From reports published in December 2021 by the European Parliament we know that in addition to the definition of foreign subsidies, length of the review period and a pre-notification system, at least the following discussion points are on the table:

  • The scope of the monetary thresholds, including a requirement for joint ventures to only be notifiable where the joint venture is established in the EU (and potentially targeting certain key strategic sectors in the context of agency led investigations); 
  • A blanket immunity for subsidies granted by third countries recognised by the EC as having in place adequate mechanisms to ensure ”a level of protection against undue state intervention into market forces and unfair competition which is at least equivalent to the level within the Union” (although no examples of such seemingly acceptable countries have been cited);
  • A complaint mechanism, allowing Member States or concerned companies to alert the EC of potentially distortive foreign subsidies (thereby faciliating greater monitoring / enforcement); and
  • A notification mechanism which would alert Member States when the EC initiates a preliminary review or an in-depth investigation into a foreign subsidy (which could potentially complicate or delay the EC’s own review). 

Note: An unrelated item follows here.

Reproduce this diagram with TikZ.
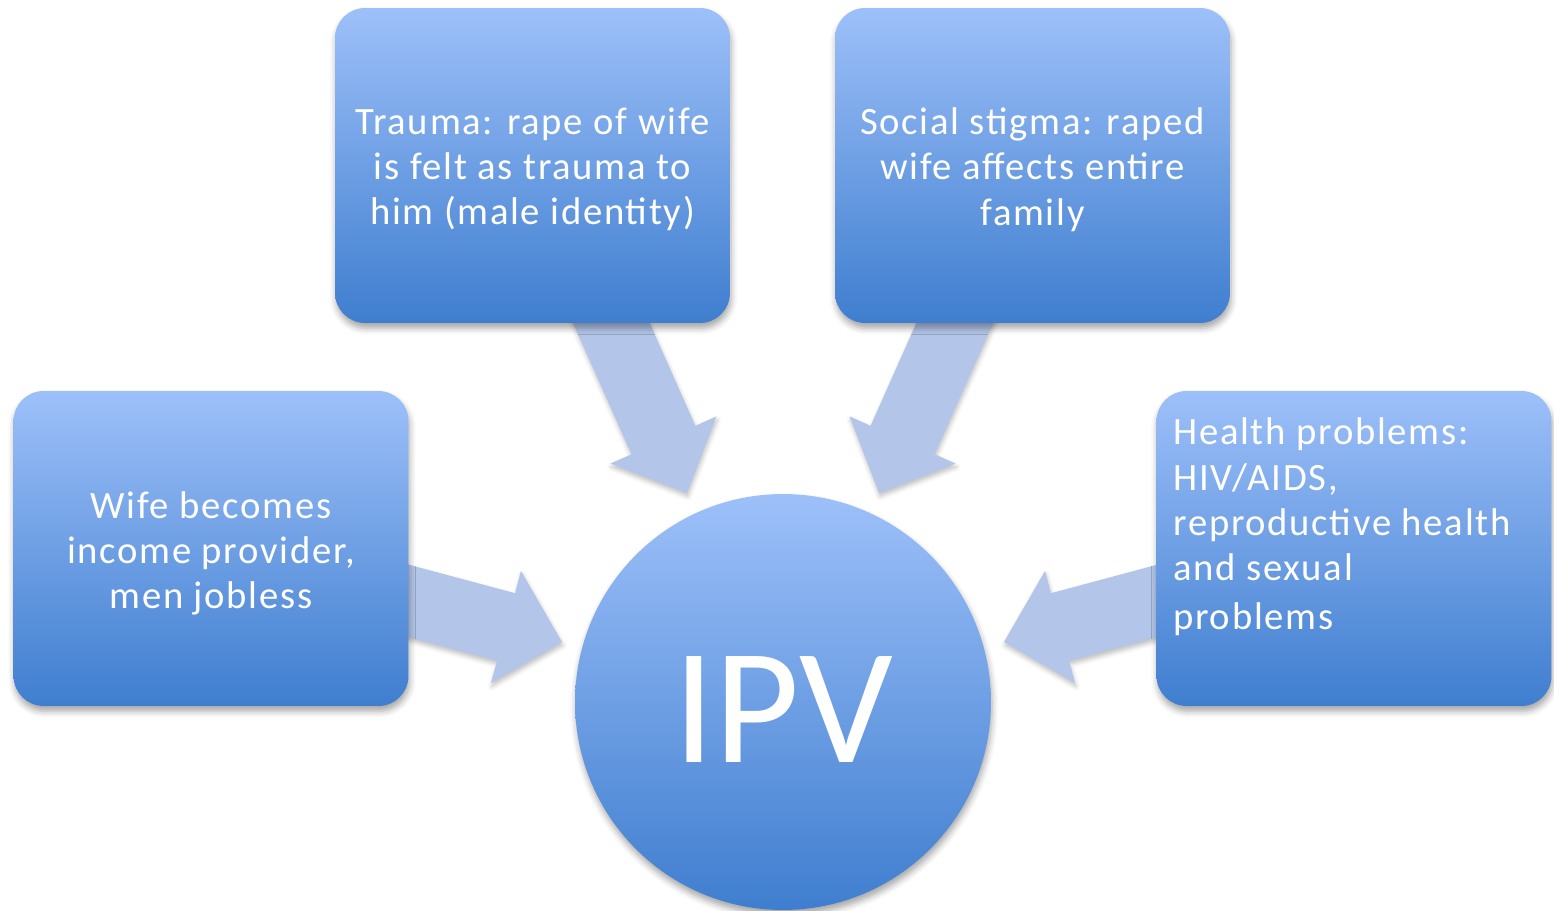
\documentclass[tikz,border=0pt]{standalone}
\usepackage{fontspec}
\setmainfont{Carlito}
\newfontfamily\boxfont{Carlito}[LetterSpace=4.5]
\usetikzlibrary{shadows.blur,backgrounds}
\definecolor{boxtop}{HTML}{9DC0F9}
\definecolor{boxbot}{HTML}{3F7ECF}
\definecolor{arrowc}{HTML}{B3C6E9}
\begin{document}
\begin{tikzpicture}[x=0.02cm,y=0.02cm,
  softshadow/.style={blur shadow={shadow xshift=0.6pt, shadow yshift=-3pt, shadow opacity=35, shadow blur radius=3.5pt}},
  box/.style={rounded corners=0.6cm, minimum width=7.9cm, minimum height=6.3cm,
    top color=boxtop, bottom color=boxbot, draw=none, softshadow},
  boxtext/.style={text=white, font=\boxfont\fontsize{22}{25.8}\selectfont, inner sep=0pt},
  hub/.style={circle, minimum size=8.32cm, inner sep=0pt, top color=boxtop, bottom color=boxbot,
    draw=none, softshadow, text=white, font=\fontsize{94}{94}\selectfont},
  blockarrow/.style={fill=arrowc, draw=none,
    blur shadow={shadow xshift=0.5pt, shadow yshift=-2pt, shadow opacity=25, shadow blur radius=2.5pt}}]
\useasboundingbox (0,0) rectangle (1554,911);

% boxes
\node[box] (trauma) at (532.5,745.5) {};
\node[boxtext, align=center] (traumatxt) at ([yshift=-4*0.02cm]trauma.center) {Trauma: rape of wife\\is felt as trauma to\\him (male identity)};
\node[box] (stigma) at (1032.5,745.5) {};
\node[boxtext, align=center] (stigmatxt) at ([yshift=-4*0.02cm]stigma.center) {Social stigma: raped\\wife affects entire\\family};
\node[box] (wife) at (211,362.5) {};
\node[boxtext, align=center] (wifetxt) at ([yshift=-5*0.02cm]wife.center) {Wife becomes\\income provider,\\men jobless};
\node[box] (health) at (1354,362.5) {};
\node[boxtext, align=left, anchor=west] (healthtxt) at (1173,384) {Health problems:\\HIV/AIDS,\\reproductive health\\and sexual\\[2pt]problems};

% hub
\node[hub] (ipv) at (783,209) {\raisebox{-4pt}[\height][0pt]{IPV}};

% arrow tips
\coordinate (t1) at (687,418);
\coordinate (t2) at (879,418);
\coordinate (t3) at (562,269);
\coordinate (t4) at (1004,269);

\begin{scope}[on background layer]
  \path[blockarrow, shift={(t1)}, rotate=-66]
    (0,0) -- (-58,58) -- (-58,35) -- (-240,35) -- (-240,-35) -- (-58,-35) -- (-58,-58) -- cycle;
  \path[blockarrow, shift={(t2)}, rotate=-114]
    (0,0) -- (-58,58) -- (-58,35) -- (-240,35) -- (-240,-35) -- (-58,-35) -- (-58,-58) -- cycle;
  \path[blockarrow, shift={(t3)}, rotate=-15]
    (0,0) -- (-58,58) -- (-58,35) -- (-200,35) -- (-200,-35) -- (-58,-35) -- (-58,-58) -- cycle;
  \path[blockarrow, shift={(t4)}, rotate=-165]
    (0,0) -- (-58,58) -- (-58,35) -- (-200,35) -- (-200,-35) -- (-58,-35) -- (-58,-58) -- cycle;
\end{scope}
\end{tikzpicture}
\end{document}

It has also been reported that ”credit institutions or other financial institutions” whose normal activities include transactions and dealing in securities for their own account / on behalf of others will fall outside of the notification obligations. However, the exception is proposed to be limited to circumstances where such investors do not exercise voting rights in the target. Such a limited exception is likely to be of little comfort for PE houses typically taking an active role in the management of their investments. 

Irrespective of the final form, this legislation will add another regulatory hurdle for affected non-EU financial sponsors to overcome given it will apply in addition to European merger control and foreign investment rules. As a result, foreign investors in EU-based investments face an increasingly complex regulatory landscape.